#### [Code that draws figures]
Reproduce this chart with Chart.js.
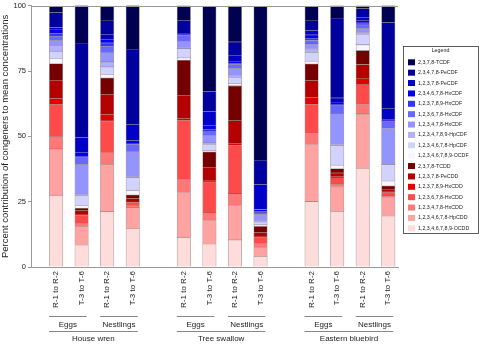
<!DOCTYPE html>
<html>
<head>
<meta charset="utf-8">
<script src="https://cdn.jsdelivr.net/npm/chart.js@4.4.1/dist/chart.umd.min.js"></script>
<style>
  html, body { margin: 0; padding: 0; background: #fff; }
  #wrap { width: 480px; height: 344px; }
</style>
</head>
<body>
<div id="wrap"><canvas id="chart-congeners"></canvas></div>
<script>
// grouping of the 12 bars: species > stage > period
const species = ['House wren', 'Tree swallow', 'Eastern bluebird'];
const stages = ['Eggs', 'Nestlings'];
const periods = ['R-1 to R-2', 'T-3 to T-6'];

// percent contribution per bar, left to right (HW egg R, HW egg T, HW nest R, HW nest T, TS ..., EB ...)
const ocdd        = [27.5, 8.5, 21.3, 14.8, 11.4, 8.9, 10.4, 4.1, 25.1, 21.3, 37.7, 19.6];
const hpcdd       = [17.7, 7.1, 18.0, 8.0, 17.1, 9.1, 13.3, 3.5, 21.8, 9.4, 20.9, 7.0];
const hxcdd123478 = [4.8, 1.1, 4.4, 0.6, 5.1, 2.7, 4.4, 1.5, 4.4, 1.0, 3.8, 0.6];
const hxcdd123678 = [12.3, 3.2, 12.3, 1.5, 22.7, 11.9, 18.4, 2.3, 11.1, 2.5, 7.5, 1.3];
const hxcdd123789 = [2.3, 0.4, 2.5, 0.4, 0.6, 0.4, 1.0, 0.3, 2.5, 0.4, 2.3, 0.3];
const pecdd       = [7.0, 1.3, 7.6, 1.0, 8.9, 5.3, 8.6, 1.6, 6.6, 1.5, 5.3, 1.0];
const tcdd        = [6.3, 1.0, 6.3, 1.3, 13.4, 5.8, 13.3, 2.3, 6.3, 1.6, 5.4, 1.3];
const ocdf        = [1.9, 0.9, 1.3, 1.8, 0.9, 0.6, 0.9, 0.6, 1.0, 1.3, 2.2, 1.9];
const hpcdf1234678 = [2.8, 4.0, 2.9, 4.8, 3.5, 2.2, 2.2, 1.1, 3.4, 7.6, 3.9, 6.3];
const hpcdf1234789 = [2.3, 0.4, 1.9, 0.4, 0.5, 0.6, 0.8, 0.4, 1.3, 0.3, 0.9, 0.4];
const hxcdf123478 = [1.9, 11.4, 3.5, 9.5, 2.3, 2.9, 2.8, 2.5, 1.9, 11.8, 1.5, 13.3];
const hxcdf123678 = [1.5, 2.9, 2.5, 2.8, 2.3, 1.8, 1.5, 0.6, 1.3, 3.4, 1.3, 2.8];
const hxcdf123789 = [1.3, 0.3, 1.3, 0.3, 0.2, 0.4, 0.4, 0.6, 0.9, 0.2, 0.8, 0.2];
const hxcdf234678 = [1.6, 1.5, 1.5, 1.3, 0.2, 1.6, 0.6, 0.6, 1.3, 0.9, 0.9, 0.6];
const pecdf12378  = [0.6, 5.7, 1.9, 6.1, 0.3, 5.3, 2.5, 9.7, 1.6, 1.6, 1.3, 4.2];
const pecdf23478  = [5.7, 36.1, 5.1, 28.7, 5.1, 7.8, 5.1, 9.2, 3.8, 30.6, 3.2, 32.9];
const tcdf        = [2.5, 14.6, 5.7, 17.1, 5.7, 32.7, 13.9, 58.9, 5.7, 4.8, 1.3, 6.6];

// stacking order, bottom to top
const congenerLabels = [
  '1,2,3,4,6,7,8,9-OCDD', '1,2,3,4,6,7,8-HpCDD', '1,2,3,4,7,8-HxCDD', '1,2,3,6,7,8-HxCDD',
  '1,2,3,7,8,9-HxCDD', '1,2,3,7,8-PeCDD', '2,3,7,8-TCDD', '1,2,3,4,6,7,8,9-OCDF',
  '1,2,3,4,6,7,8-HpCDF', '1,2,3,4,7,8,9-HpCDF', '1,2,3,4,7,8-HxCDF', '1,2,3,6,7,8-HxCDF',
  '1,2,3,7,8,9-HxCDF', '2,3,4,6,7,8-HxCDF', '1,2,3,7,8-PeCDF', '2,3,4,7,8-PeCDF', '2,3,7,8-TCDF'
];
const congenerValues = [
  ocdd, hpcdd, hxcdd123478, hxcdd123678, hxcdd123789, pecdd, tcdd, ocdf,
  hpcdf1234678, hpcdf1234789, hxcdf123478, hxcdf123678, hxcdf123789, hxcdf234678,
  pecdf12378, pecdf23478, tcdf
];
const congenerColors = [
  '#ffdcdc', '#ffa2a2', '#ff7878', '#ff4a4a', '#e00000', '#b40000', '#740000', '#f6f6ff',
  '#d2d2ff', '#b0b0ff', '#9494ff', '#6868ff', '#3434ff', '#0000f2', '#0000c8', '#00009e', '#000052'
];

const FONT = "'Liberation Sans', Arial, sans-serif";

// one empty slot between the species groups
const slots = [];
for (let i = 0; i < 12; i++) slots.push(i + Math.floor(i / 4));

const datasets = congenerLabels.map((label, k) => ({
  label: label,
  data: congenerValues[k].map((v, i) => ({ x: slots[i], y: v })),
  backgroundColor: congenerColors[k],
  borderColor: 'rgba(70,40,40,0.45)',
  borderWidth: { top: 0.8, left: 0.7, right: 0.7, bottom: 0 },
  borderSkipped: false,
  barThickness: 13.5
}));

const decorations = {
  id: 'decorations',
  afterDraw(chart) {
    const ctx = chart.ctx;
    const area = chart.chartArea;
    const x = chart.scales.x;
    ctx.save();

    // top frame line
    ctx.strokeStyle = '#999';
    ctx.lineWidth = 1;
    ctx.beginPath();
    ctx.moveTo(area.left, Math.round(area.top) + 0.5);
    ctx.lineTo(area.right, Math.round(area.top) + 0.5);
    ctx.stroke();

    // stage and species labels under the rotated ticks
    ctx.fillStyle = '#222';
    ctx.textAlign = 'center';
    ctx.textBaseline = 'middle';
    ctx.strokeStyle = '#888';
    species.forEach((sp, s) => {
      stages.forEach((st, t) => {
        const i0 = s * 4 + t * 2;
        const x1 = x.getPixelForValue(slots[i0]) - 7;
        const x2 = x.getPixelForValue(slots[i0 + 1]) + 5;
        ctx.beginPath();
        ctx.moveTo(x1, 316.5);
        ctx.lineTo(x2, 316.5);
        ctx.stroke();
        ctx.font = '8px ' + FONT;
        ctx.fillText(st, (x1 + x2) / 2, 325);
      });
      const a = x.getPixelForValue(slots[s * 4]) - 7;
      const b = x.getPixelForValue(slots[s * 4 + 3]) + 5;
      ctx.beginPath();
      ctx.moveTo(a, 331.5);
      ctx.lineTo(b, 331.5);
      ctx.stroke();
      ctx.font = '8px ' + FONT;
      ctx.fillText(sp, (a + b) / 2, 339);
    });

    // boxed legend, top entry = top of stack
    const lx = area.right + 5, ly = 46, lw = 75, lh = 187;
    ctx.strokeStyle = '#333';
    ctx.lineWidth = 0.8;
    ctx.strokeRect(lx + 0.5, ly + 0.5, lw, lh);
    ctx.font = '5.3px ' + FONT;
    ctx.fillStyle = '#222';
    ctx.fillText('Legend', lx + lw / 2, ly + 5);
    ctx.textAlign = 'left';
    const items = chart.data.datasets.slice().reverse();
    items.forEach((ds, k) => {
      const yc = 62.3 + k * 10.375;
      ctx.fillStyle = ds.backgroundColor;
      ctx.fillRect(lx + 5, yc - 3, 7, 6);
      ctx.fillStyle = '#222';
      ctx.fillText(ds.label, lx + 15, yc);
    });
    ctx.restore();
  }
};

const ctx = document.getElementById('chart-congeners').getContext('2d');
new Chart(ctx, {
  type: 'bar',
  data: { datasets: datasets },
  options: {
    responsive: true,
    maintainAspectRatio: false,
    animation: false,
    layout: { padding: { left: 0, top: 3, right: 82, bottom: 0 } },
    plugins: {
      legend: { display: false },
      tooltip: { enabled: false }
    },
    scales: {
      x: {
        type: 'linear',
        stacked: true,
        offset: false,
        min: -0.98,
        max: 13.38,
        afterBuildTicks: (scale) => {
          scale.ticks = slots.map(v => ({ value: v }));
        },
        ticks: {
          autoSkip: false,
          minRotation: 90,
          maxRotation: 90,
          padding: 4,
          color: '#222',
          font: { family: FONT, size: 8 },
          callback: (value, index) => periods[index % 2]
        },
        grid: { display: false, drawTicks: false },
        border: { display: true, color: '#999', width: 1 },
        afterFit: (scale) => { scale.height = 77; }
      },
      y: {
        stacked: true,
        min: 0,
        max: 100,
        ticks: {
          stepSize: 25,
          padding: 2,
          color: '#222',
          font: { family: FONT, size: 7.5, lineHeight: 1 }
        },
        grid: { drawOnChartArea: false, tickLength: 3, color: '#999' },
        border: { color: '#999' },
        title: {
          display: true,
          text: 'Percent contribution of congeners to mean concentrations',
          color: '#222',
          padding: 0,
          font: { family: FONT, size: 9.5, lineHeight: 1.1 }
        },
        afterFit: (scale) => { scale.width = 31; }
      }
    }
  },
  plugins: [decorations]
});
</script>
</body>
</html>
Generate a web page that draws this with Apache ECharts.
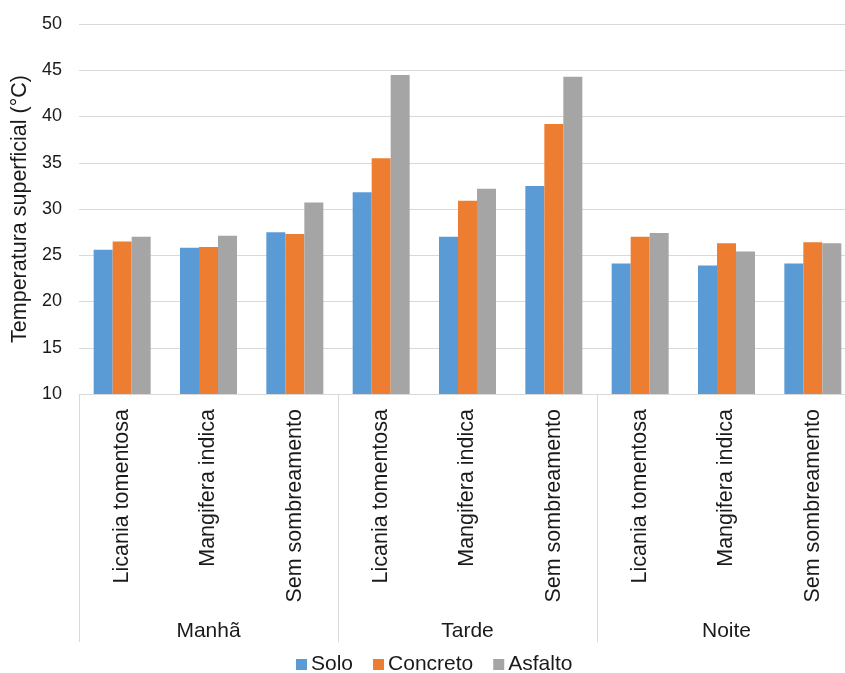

#### [TASK DETAILS]
Restate the data word for word from its first line through the line with "const periods = ['R-1 to R-2', 'T-3 to T-6'];", leaving out any picture along the way.

#### [OUTPUT FOR THIS TASK]
Reproduce this chart with Chart.js.
<!DOCTYPE html>
<html>
<head>
<meta charset="utf-8">
<script src="https://cdn.jsdelivr.net/npm/chart.js@4.4.1/dist/chart.umd.min.js"></script>
<style>
  html, body { margin: 0; padding: 0; background: #fff; }
  #wrap { width: 480px; height: 344px; }
</style>
</head>
<body>
<div id="wrap"><canvas id="chart-congeners"></canvas></div>
<script>
// grouping of the 12 bars: species > stage > period
const species = ['House wren', 'Tree swallow', 'Eastern bluebird'];
const stages = ['Eggs', 'Nestlings'];
const periods = ['R-1 to R-2', 'T-3 to T-6'];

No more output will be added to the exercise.